▶ What to work on:
Copy the data exactly as it appears, and do not include any pictures.

▶ Dataset section:

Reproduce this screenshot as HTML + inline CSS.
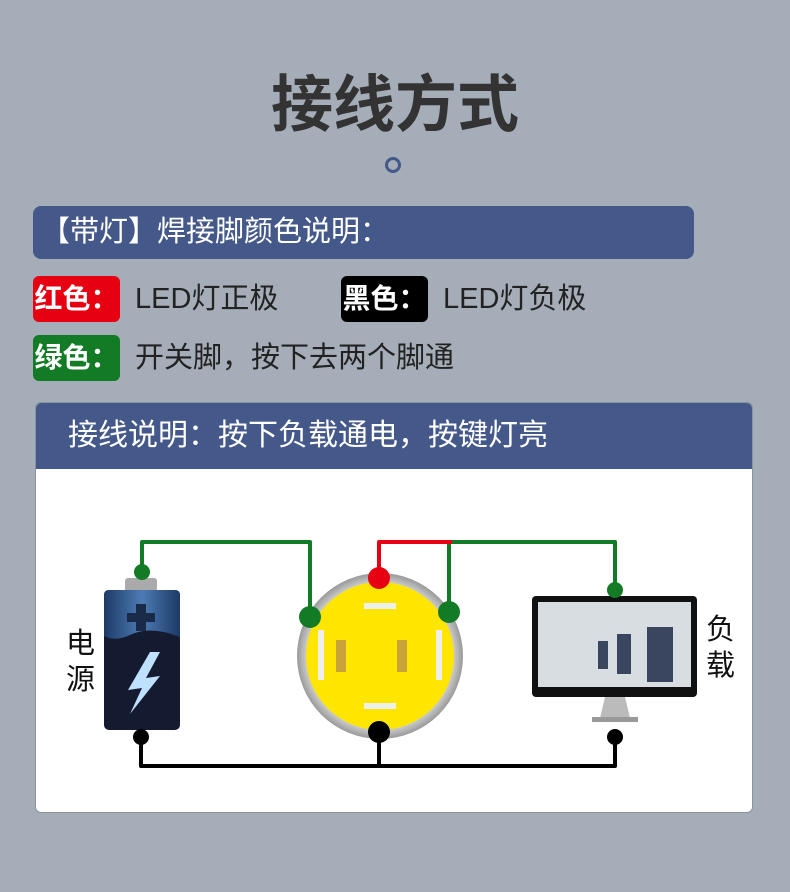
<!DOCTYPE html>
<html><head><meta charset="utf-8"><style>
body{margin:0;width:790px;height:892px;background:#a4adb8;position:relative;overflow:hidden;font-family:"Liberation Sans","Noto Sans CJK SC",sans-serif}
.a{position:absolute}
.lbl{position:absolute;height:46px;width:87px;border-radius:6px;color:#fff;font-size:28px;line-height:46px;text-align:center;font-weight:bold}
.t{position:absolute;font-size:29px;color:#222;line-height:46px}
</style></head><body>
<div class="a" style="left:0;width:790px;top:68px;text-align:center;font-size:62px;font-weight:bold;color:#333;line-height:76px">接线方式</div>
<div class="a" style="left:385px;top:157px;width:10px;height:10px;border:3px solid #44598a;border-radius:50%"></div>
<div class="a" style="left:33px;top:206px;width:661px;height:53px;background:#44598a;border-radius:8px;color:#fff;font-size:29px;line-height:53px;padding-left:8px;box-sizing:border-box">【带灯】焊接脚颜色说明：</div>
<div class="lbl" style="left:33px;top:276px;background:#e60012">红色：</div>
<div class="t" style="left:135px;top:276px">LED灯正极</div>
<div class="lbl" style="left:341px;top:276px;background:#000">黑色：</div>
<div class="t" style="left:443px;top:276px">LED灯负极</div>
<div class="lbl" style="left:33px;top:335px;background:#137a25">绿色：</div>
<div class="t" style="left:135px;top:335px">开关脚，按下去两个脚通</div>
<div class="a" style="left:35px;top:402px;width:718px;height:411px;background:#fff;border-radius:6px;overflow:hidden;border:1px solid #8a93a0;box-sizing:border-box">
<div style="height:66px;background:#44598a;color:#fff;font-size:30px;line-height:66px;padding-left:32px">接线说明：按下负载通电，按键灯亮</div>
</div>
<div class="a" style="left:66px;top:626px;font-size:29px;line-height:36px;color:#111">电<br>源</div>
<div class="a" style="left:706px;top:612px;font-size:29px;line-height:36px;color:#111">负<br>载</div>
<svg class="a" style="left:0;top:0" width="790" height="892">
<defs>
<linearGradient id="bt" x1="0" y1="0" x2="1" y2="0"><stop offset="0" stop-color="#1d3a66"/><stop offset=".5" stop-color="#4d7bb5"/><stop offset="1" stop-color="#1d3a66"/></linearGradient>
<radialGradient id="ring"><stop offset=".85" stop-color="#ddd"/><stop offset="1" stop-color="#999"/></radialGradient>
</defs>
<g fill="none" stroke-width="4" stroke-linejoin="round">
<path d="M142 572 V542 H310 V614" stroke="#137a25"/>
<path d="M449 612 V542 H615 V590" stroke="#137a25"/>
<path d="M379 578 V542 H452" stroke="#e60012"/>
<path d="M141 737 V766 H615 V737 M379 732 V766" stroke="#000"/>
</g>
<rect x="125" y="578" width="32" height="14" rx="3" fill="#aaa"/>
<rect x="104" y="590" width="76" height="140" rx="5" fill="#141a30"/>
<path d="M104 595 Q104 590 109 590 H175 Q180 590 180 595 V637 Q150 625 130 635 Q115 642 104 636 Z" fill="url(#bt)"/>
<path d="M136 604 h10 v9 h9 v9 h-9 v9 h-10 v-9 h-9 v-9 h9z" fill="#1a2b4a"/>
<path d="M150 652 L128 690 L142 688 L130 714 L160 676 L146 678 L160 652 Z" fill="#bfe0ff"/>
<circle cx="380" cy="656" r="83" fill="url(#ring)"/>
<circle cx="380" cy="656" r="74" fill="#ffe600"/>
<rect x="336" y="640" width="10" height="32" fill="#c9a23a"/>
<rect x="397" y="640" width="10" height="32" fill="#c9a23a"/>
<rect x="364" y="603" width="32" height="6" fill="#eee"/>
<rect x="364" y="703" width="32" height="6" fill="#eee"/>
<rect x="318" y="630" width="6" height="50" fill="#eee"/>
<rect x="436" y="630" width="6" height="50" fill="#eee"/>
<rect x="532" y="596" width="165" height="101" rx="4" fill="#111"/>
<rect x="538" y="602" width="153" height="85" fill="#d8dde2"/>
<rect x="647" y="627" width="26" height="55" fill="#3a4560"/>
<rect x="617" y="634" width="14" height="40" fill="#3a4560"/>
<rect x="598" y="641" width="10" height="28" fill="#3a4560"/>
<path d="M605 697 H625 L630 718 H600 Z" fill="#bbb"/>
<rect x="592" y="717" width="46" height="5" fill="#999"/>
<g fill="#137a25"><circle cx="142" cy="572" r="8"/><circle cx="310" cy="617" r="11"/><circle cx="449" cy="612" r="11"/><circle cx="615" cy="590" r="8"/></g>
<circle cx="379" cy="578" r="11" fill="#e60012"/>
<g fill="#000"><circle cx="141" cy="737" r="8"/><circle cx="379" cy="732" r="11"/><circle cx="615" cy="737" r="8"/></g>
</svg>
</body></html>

▶ Solution for this task:
Reproduce this screenshot as HTML + inline CSS.
<!DOCTYPE html>
<html><head><meta charset="utf-8"><style>
body{margin:0;width:790px;height:892px;background:#a4adb8;position:relative;overflow:hidden;font-family:"Liberation Sans","Noto Sans CJK SC",sans-serif}
.a{position:absolute}
.lbl{position:absolute;height:46px;width:87px;border-radius:6px;color:#fff;font-size:28px;line-height:46px;text-align:center;font-weight:bold}
.t{position:absolute;font-size:29px;color:#222;line-height:46px}
</style></head><body>
<div class="a" style="left:0;width:790px;top:68px;text-align:center;font-size:62px;font-weight:bold;color:#333;line-height:76px">接线方式</div>
<div class="a" style="left:385px;top:157px;width:10px;height:10px;border:3px solid #44598a;border-radius:50%"></div>
<div class="a" style="left:33px;top:206px;width:661px;height:53px;background:#44598a;border-radius:8px;color:#fff;font-size:29px;line-height:53px;padding-left:8px;box-sizing:border-box">【带灯】焊接脚颜色说明：</div>
<div class="lbl" style="left:33px;top:276px;background:#e60012">红色：</div>
<div class="t" style="left:135px;top:276px">LED灯正极</div>
<div class="lbl" style="left:341px;top:276px;background:#000">黑色：</div>
<div class="t" style="left:443px;top:276px">LED灯负极</div>
<div class="lbl" style="left:33px;top:335px;background:#137a25">绿色：</div>
<div class="t" style="left:135px;top:335px">开关脚，按下去两个脚通</div>
<div class="a" style="left:35px;top:402px;width:718px;height:411px;background:#fff;border-radius:6px;overflow:hidden;border:1px solid #8a93a0;box-sizing:border-box">
<div style="height:66px;background:#44598a;color:#fff;font-size:30px;line-height:66px;padding-left:32px">接线说明：按下负载通电，按键灯亮</div>
</div>
<div class="a" style="left:66px;top:626px;font-size:29px;line-height:36px;color:#111">电<br>源</div>
<div class="a" style="left:706px;top:612px;font-size:29px;line-height:36px;color:#111">负<br>载</div>
<svg class="a" style="left:0;top:0" width="790" height="892">
<defs>
<linearGradient id="bt" x1="0" y1="0" x2="1" y2="0"><stop offset="0" stop-color="#1d3a66"/><stop offset=".5" stop-color="#4d7bb5"/><stop offset="1" stop-color="#1d3a66"/></linearGradient>
<radialGradient id="ring"><stop offset=".85" stop-color="#ddd"/><stop offset="1" stop-color="#999"/></radialGradient>
</defs>
<g fill="none" stroke-width="4" stroke-linejoin="round">
<path d="M142 572 V542 H310 V614" stroke="#137a25"/>
<path d="M449 612 V542 H615 V590" stroke="#137a25"/>
<path d="M379 578 V542 H452" stroke="#e60012"/>
<path d="M141 737 V766 H615 V737 M379 732 V766" stroke="#000"/>
</g>
<rect x="125" y="578" width="32" height="14" rx="3" fill="#aaa"/>
<rect x="104" y="590" width="76" height="140" rx="5" fill="#141a30"/>
<path d="M104 595 Q104 590 109 590 H175 Q180 590 180 595 V637 Q150 625 130 635 Q115 642 104 636 Z" fill="url(#bt)"/>
<path d="M136 604 h10 v9 h9 v9 h-9 v9 h-10 v-9 h-9 v-9 h9z" fill="#1a2b4a"/>
<path d="M150 652 L128 690 L142 688 L130 714 L160 676 L146 678 L160 652 Z" fill="#bfe0ff"/>
<circle cx="380" cy="656" r="83" fill="url(#ring)"/>
<circle cx="380" cy="656" r="74" fill="#ffe600"/>
<rect x="336" y="640" width="10" height="32" fill="#c9a23a"/>
<rect x="397" y="640" width="10" height="32" fill="#c9a23a"/>
<rect x="364" y="603" width="32" height="6" fill="#eee"/>
<rect x="364" y="703" width="32" height="6" fill="#eee"/>
<rect x="318" y="630" width="6" height="50" fill="#eee"/>
<rect x="436" y="630" width="6" height="50" fill="#eee"/>
<rect x="532" y="596" width="165" height="101" rx="4" fill="#111"/>
<rect x="538" y="602" width="153" height="85" fill="#d8dde2"/>
<rect x="647" y="627" width="26" height="55" fill="#3a4560"/>
<rect x="617" y="634" width="14" height="40" fill="#3a4560"/>
<rect x="598" y="641" width="10" height="28" fill="#3a4560"/>
<path d="M605 697 H625 L630 718 H600 Z" fill="#bbb"/>
<rect x="592" y="717" width="46" height="5" fill="#999"/>
<g fill="#137a25"><circle cx="142" cy="572" r="8"/><circle cx="310" cy="617" r="11"/><circle cx="449" cy="612" r="11"/><circle cx="615" cy="590" r="8"/></g>
<circle cx="379" cy="578" r="11" fill="#e60012"/>
<g fill="#000"><circle cx="141" cy="737" r="8"/><circle cx="379" cy="732" r="11"/><circle cx="615" cy="737" r="8"/></g>
</svg>
</body></html>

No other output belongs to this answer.